DATASET CONTENT —

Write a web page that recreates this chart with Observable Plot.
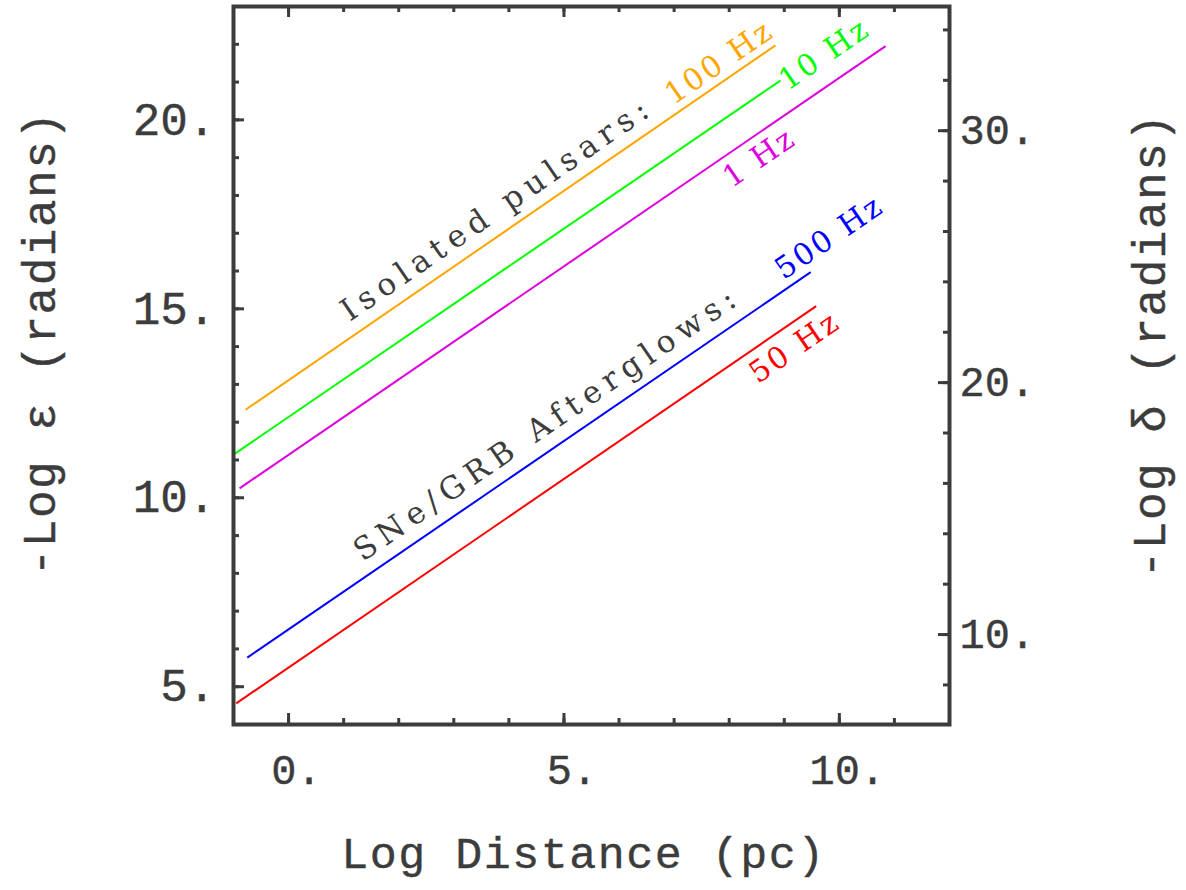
<!DOCTYPE html>
<html>
<head>
<meta charset="utf-8">
<script src="https://cdn.jsdelivr.net/npm/d3@7"></script>
<script src="https://cdn.jsdelivr.net/npm/@observablehq/plot@0.6"></script>
<style>
  body { margin: 0; background: #fff; }
  #chart svg { display: block; }
</style>
</head>
<body>
<div id="chart"></div>
<script>
// Sensitivity lines: -Log ε versus Log distance for each source class / frequency
const lineNames = ["100 Hz", "10 Hz", "1 Hz", "500 Hz", "50 Hz"];
const lineColors = ["#ffa500", "#00ff00", "#dd00dd", "#0000ff", "#ff0000"];
const logDistStart = [-0.78, -1.0, -0.89, -0.75, -0.95];
const logDistEnd = [8.84, 8.93, 10.84, 9.48, 9.58];
const epsStart = [12.33, 11.14, 10.25, 5.77, 4.56];
const epsEnd = [21.97, 21.04, 21.95, 15.97, 15.07];

// Frequency labels written along the lines
const freqLabelX = [7.82, 9.73, 8.55, 9.82, 9.19];
const freqLabelY = [21.52, 21.73, 19.0, 16.89, 13.98];

// Source-class labels
const groupNames = ["Isolated pulsars:", "SNe/GRB Afterglows:"];
const groupLabelX = [3.79, 4.70];
const groupLabelY = [17.65, 11.97];

// Axis ticks
const xMajorTicks = [0, 5, 10];
const xMinorTicks = [0, 1, 2, 3, 4, 5, 6, 7, 8, 9, 10, 11];
const epsMajorTicks = [5, 10, 15, 20];
const epsMinorTicks = [5, 6, 7, 8, 9, 10, 11, 12, 13, 14, 15, 16, 17, 18, 19, 20, 21, 22];
const deltaMajorTicks = [10, 20, 30];
const deltaMinorTicks = [8, 10, 12, 14, 16, 18, 20, 22, 24, 26, 28, 30, 32, 34];
const deltaOffset = 0.43; // -Log δ = 1.5 (-Log ε) + offset
const epsFromDelta = d => (d - deltaOffset) / 1.5;

const segments = lineNames.map((name, i) => ({
  name, color: lineColors[i],
  x1: logDistStart[i], y1: epsStart[i], x2: logDistEnd[i], y2: epsEnd[i],
  lx: freqLabelX[i], ly: freqLabelY[i]
}));
const groups = groupNames.map((name, i) => ({name, x: groupLabelX[i], y: groupLabelY[i]}));

const W = 1186, H = 890;
const mL = 233, mR = 237, mT = 6, mB = 166;
const innerW = W - mL - mR, innerH = H - mT - mB;
const ink = "#3c3c3c";
const axisFont = "Liberation Mono";
const labelFont = "DejaVu Serif";
const slope = -34.45;

const chart = Plot.plot({
  width: W, height: H,
  marginLeft: mL, marginRight: mR, marginTop: mT, marginBottom: mB,
  x: {domain: [-1, 12]},
  y: {domain: [4, 23]},
  marks: [
    Plot.link(segments, {x1: "x1", y1: "y1", x2: "x2", y2: "y2", stroke: "color", strokeWidth: 2}),
    Plot.text(segments, {x: "lx", y: "ly", text: "name", fill: "color", rotate: slope,
      fontFamily: labelFont, fontSize: 30, className: "inlabel"}),
    Plot.text(groups, {x: "x", y: "y", text: "name", fill: ink, rotate: slope,
      fontFamily: labelFont, fontSize: 31, className: "grouplabel"}),
    // inward ticks
    Plot.tickX(xMinorTicks, {x: d => d, insetTop: innerH - 6, stroke: ink, strokeWidth: 3}),
    Plot.tickX(xMajorTicks, {x: d => d, insetTop: innerH - 11, stroke: ink, strokeWidth: 3}),
    Plot.tickX(xMinorTicks, {x: d => d, insetBottom: innerH - 6, stroke: ink, strokeWidth: 3}),
    Plot.tickX(xMajorTicks, {x: d => d, insetBottom: innerH - 11, stroke: ink, strokeWidth: 3}),
    Plot.tickY(epsMinorTicks, {y: d => d, insetRight: innerW - 6, stroke: ink, strokeWidth: 3}),
    Plot.tickY(epsMajorTicks, {y: d => d, insetRight: innerW - 11, stroke: ink, strokeWidth: 3}),
    Plot.tickY(deltaMinorTicks, {y: epsFromDelta, insetLeft: innerW - 6, stroke: ink, strokeWidth: 3}),
    Plot.tickY(deltaMajorTicks, {y: epsFromDelta, insetLeft: innerW - 11, stroke: ink, strokeWidth: 3}),
    Plot.frame({stroke: ink, strokeWidth: 4}),
    // tick labels
    Plot.axisX(xMajorTicks, {anchor: "bottom", tickSize: 0, tickPadding: 30, dx: 8,
      tickFormat: d => d + ".", fontSize: 42, fontFamily: axisFont, color: ink, label: null,
      className: "ticklabel"}),
    Plot.axisY(epsMajorTicks, {anchor: "left", tickSize: 0, tickPadding: 18,
      tickFormat: d => d + ".", fontSize: 46, fontFamily: axisFont, color: ink, label: null,
      className: "ticklabel"}),
    Plot.axisY(deltaMajorTicks.map(epsFromDelta), {anchor: "right", tickSize: 0, tickPadding: 10,
      tickFormat: e => Math.round(e * 1.5 + deltaOffset) + ".", fontSize: 42, fontFamily: axisFont,
      color: ink, label: null, className: "ticklabel"}),
    // axis titles
    Plot.text(["Log Distance (pc)"], {frameAnchor: "bottom", textAnchor: "middle", dx: -8, dy: 143,
      fontSize: 45, fontFamily: axisFont, fill: ink, className: "title"}),
    Plot.text(["-Log ε (radians)"], {frameAnchor: "left", textAnchor: "middle", dx: -193, dy: -22,
      rotate: -90, fontSize: 46, fontFamily: axisFont, fill: ink, className: "title"}),
    Plot.text(["-Log δ (radians)"], {frameAnchor: "right", textAnchor: "middle", dx: 201, dy: -20,
      rotate: -90, fontSize: 46, fontFamily: axisFont, fill: ink, className: "title"})
  ]
});

const svg = d3.select(chart);
svg.selectAll(".inlabel text").style("letter-spacing", "2.5px");
svg.selectAll(".grouplabel text").style("letter-spacing", "6.5px");
svg.selectAll(".title text").style("letter-spacing", "1.5px");
// slightly heavier strokes for the axis lettering
svg.selectAll(".ticklabel text, .title text").style("stroke", ink).style("stroke-width", "0.4px");
document.getElementById("chart").append(chart);
</script>
</body>
</html>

INSTRUCTIONS FOR THE TASK — Extract every line of the data exactly; pictures stay out.

COMPLETE RESPONSE —
Write a web page that recreates this chart with Observable Plot.
<!DOCTYPE html>
<html>
<head>
<meta charset="utf-8">
<script src="https://cdn.jsdelivr.net/npm/d3@7"></script>
<script src="https://cdn.jsdelivr.net/npm/@observablehq/plot@0.6"></script>
<style>
  body { margin: 0; background: #fff; }
  #chart svg { display: block; }
</style>
</head>
<body>
<div id="chart"></div>
<script>
// Sensitivity lines: -Log ε versus Log distance for each source class / frequency
const lineNames = ["100 Hz", "10 Hz", "1 Hz", "500 Hz", "50 Hz"];
const lineColors = ["#ffa500", "#00ff00", "#dd00dd", "#0000ff", "#ff0000"];
const logDistStart = [-0.78, -1.0, -0.89, -0.75, -0.95];
const logDistEnd = [8.84, 8.93, 10.84, 9.48, 9.58];
const epsStart = [12.33, 11.14, 10.25, 5.77, 4.56];
const epsEnd = [21.97, 21.04, 21.95, 15.97, 15.07];

// Frequency labels written along the lines
const freqLabelX = [7.82, 9.73, 8.55, 9.82, 9.19];
const freqLabelY = [21.52, 21.73, 19.0, 16.89, 13.98];

// Source-class labels
const groupNames = ["Isolated pulsars:", "SNe/GRB Afterglows:"];
const groupLabelX = [3.79, 4.70];
const groupLabelY = [17.65, 11.97];

// Axis ticks
const xMajorTicks = [0, 5, 10];
const xMinorTicks = [0, 1, 2, 3, 4, 5, 6, 7, 8, 9, 10, 11];
const epsMajorTicks = [5, 10, 15, 20];
const epsMinorTicks = [5, 6, 7, 8, 9, 10, 11, 12, 13, 14, 15, 16, 17, 18, 19, 20, 21, 22];
const deltaMajorTicks = [10, 20, 30];
const deltaMinorTicks = [8, 10, 12, 14, 16, 18, 20, 22, 24, 26, 28, 30, 32, 34];
const deltaOffset = 0.43; // -Log δ = 1.5 (-Log ε) + offset
const epsFromDelta = d => (d - deltaOffset) / 1.5;

const segments = lineNames.map((name, i) => ({
  name, color: lineColors[i],
  x1: logDistStart[i], y1: epsStart[i], x2: logDistEnd[i], y2: epsEnd[i],
  lx: freqLabelX[i], ly: freqLabelY[i]
}));
const groups = groupNames.map((name, i) => ({name, x: groupLabelX[i], y: groupLabelY[i]}));

const W = 1186, H = 890;
const mL = 233, mR = 237, mT = 6, mB = 166;
const innerW = W - mL - mR, innerH = H - mT - mB;
const ink = "#3c3c3c";
const axisFont = "Liberation Mono";
const labelFont = "DejaVu Serif";
const slope = -34.45;

const chart = Plot.plot({
  width: W, height: H,
  marginLeft: mL, marginRight: mR, marginTop: mT, marginBottom: mB,
  x: {domain: [-1, 12]},
  y: {domain: [4, 23]},
  marks: [
    Plot.link(segments, {x1: "x1", y1: "y1", x2: "x2", y2: "y2", stroke: "color", strokeWidth: 2}),
    Plot.text(segments, {x: "lx", y: "ly", text: "name", fill: "color", rotate: slope,
      fontFamily: labelFont, fontSize: 30, className: "inlabel"}),
    Plot.text(groups, {x: "x", y: "y", text: "name", fill: ink, rotate: slope,
      fontFamily: labelFont, fontSize: 31, className: "grouplabel"}),
    // inward ticks
    Plot.tickX(xMinorTicks, {x: d => d, insetTop: innerH - 6, stroke: ink, strokeWidth: 3}),
    Plot.tickX(xMajorTicks, {x: d => d, insetTop: innerH - 11, stroke: ink, strokeWidth: 3}),
    Plot.tickX(xMinorTicks, {x: d => d, insetBottom: innerH - 6, stroke: ink, strokeWidth: 3}),
    Plot.tickX(xMajorTicks, {x: d => d, insetBottom: innerH - 11, stroke: ink, strokeWidth: 3}),
    Plot.tickY(epsMinorTicks, {y: d => d, insetRight: innerW - 6, stroke: ink, strokeWidth: 3}),
    Plot.tickY(epsMajorTicks, {y: d => d, insetRight: innerW - 11, stroke: ink, strokeWidth: 3}),
    Plot.tickY(deltaMinorTicks, {y: epsFromDelta, insetLeft: innerW - 6, stroke: ink, strokeWidth: 3}),
    Plot.tickY(deltaMajorTicks, {y: epsFromDelta, insetLeft: innerW - 11, stroke: ink, strokeWidth: 3}),
    Plot.frame({stroke: ink, strokeWidth: 4}),
    // tick labels
    Plot.axisX(xMajorTicks, {anchor: "bottom", tickSize: 0, tickPadding: 30, dx: 8,
      tickFormat: d => d + ".", fontSize: 42, fontFamily: axisFont, color: ink, label: null,
      className: "ticklabel"}),
    Plot.axisY(epsMajorTicks, {anchor: "left", tickSize: 0, tickPadding: 18,
      tickFormat: d => d + ".", fontSize: 46, fontFamily: axisFont, color: ink, label: null,
      className: "ticklabel"}),
    Plot.axisY(deltaMajorTicks.map(epsFromDelta), {anchor: "right", tickSize: 0, tickPadding: 10,
      tickFormat: e => Math.round(e * 1.5 + deltaOffset) + ".", fontSize: 42, fontFamily: axisFont,
      color: ink, label: null, className: "ticklabel"}),
    // axis titles
    Plot.text(["Log Distance (pc)"], {frameAnchor: "bottom", textAnchor: "middle", dx: -8, dy: 143,
      fontSize: 45, fontFamily: axisFont, fill: ink, className: "title"}),
    Plot.text(["-Log ε (radians)"], {frameAnchor: "left", textAnchor: "middle", dx: -193, dy: -22,
      rotate: -90, fontSize: 46, fontFamily: axisFont, fill: ink, className: "title"}),
    Plot.text(["-Log δ (radians)"], {frameAnchor: "right", textAnchor: "middle", dx: 201, dy: -20,
      rotate: -90, fontSize: 46, fontFamily: axisFont, fill: ink, className: "title"})
  ]
});

const svg = d3.select(chart);
svg.selectAll(".inlabel text").style("letter-spacing", "2.5px");
svg.selectAll(".grouplabel text").style("letter-spacing", "6.5px");
svg.selectAll(".title text").style("letter-spacing", "1.5px");
// slightly heavier strokes for the axis lettering
svg.selectAll(".ticklabel text, .title text").style("stroke", ink).style("stroke-width", "0.4px");
document.getElementById("chart").append(chart);
</script>
</body>
</html>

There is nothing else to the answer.